Electronics and PIC Microcontrollers

Over the past few months, I've been trying to learn more about electronics. My job involves a lot of devices and embedded software, which piqued my interest. As with everything else I do, I want to understand how it all works.

I had a couple of digital electronics courses in college, so I know how to design circuits with NAND gates, inverters, flip-flops, and so on. But I've never known much about capacitors, coils, transistors, amplifiers, oscillators, or other "analog" stuff, other than the formulas needed to pass physics tests.

So I bought a couple of books on electronics, and bought one of those Radio Shack "Electronics Learning Lab" thingees. I read the electronics books, but they didn't do much for me. The first few chapters were just refreshers of things I remembered from physics classes (V=IR and all that stuff), and the later chapters were a little incomprehensible (too many formulas, not much explanation of what the circuits actually do).

The Learning Lab has sat on the shelf. Going through its experiments would have helped, but I never had time when I had interest, and never had interest when I had time.

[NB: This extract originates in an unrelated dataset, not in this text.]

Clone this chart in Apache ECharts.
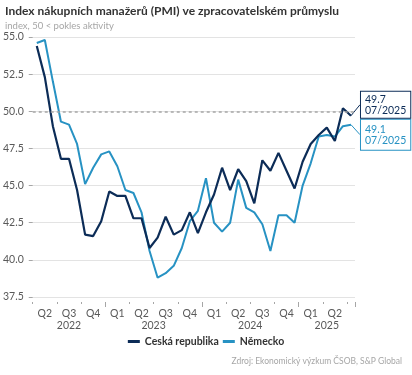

A couple of weeks ago I got into PIC microcontroller programming. My current project involves some PIC firmware development, and while I won't be directly involved in that, I wanted to learn enough about the process that I could make some intelligent decisions about it. (I'm supposedly directing this effort.)

I bought the "PICkit 1 Flash Starter Kit" from Microchip. It includes a programmer/testing board, a couple of PIC microcontrollers (a PIC12f675 and a PIC16F684), and some tutorials and documentation. I also bought Programming and Customizing PICmicro Microcontollers by Myke Predko. Using these and a few little tidbits from the web, I've written the traditional "flashing LED" program, and also a 7-segment LED controller program.

So far, I've written PIC code in assembly language. The PIC's instruction set is very small, with only 35 instructions, so I picked it up pretty quick. There are some differences between programming for PICs and for other microprocessors, mostly related to lack of RAM, register bank switching, and the separate code/data spaces, but it's not too hard once you learn the techniques. It's nice to get back into this kind of low-level programming.

When my programs get too complex for assembly, I'll probably give PicForth a try. There are C compilers and other languages for the PIC, but I'd prefer to stay as low-level as I can. I notice that PicForth doesn't support the controllers that I have, so I may have to play around with its code generator a bit.

Wiring the PIC into circuits on the Learning Lab breadboard is helping me get back into the electronics study. It's easier for me to write code than to figure out how to wire together a bunch of resistors, capacitors, and transistors, but once I've got the circuit working I can play with replacing some of the PIC functions with electronic components, and vice versa.

So now I have something to do while my helicopter batteries are recharging.